Johnson: They are watching the labor market, so we'll see what happens with the employment report later this week and some of the other data--what the hourly wage did and so forth. But just looking at the overall strength of the economy, labor market or not, the ISM Services Index released on Thursday showed a pretty dramatic increase. Everybody thought it was going to go down. And people thought auto sales would go from 16.4 to 16.6 million [annualized] in August; they went to 17.5 million.

Now, these numbers can all be adjusted--we know the danger of watching individual numbers--but these are kind of "on-fire" type of numbers. And so I think they are bullish about the U.S. economy and suggest that maybe rates here will be going up sooner than later.

The Fed will meet next week, and I think they'll just reaffirm that the bond buying is all done; it was already scheduled to wrap up in October, and I think that will be finalized at the meeting.
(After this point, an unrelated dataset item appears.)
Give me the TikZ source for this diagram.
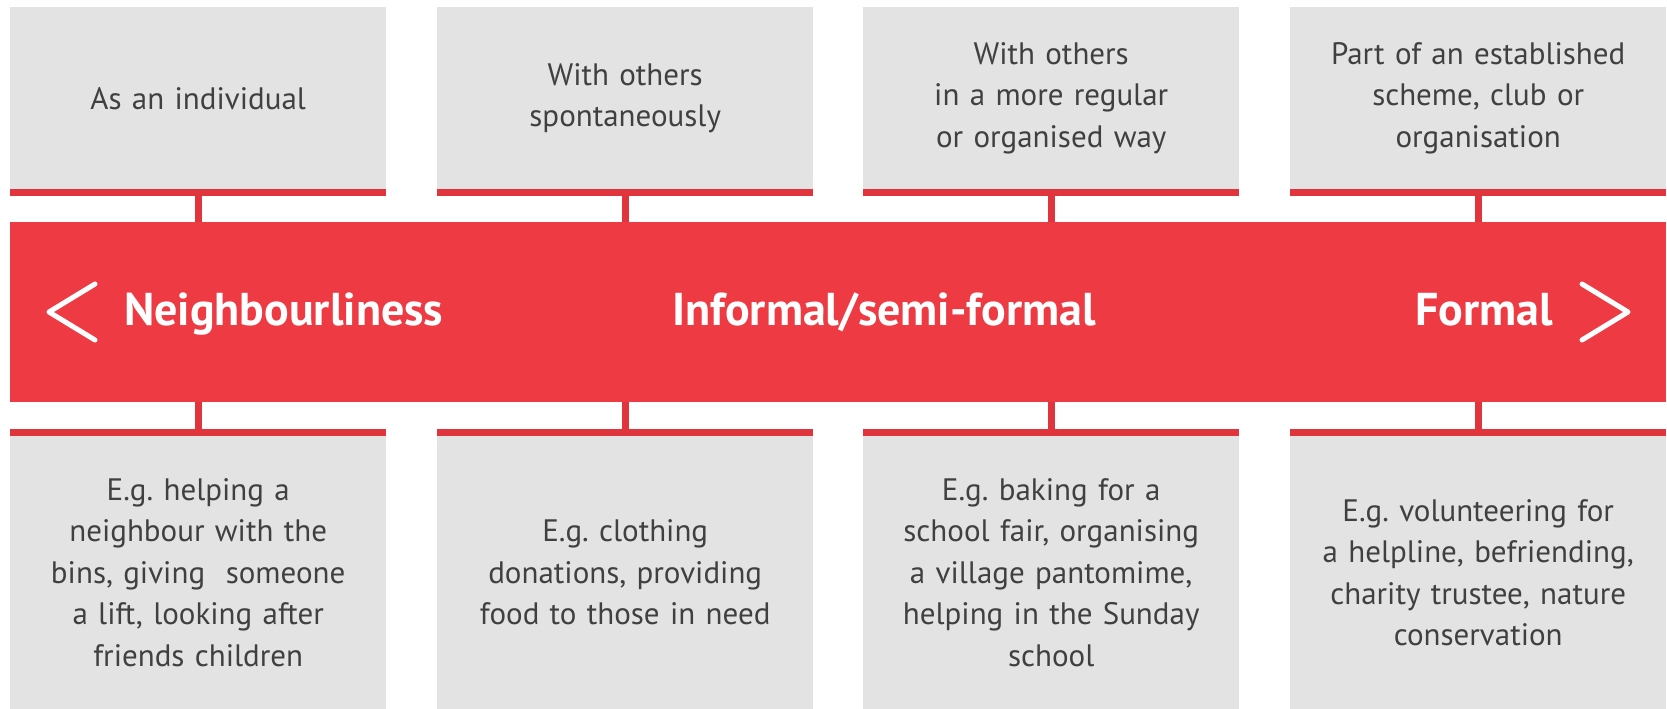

But I still think they are going to be very, very, very vague about when they are going to begin raising rates. And as I've said many times, I really don't care if it is February or if it is October. I think rates belong slightly higher, but for a lot of the reasons we've talked about again and again, less corporate demand, aging baby boomers, lower inflation rates, I am not expecting a big boom in interest rates. Yes, I expect them to move higher, but not the kind of destructive doubling in rates that we've seen in other recoveries.

Glaser: Bob, I certainly appreciate your analysis on what's happening with central banks today.

Johnson: Thank you.

Glaser: For Morningstar, I'm Jeremy Glaser. Thanks for watching.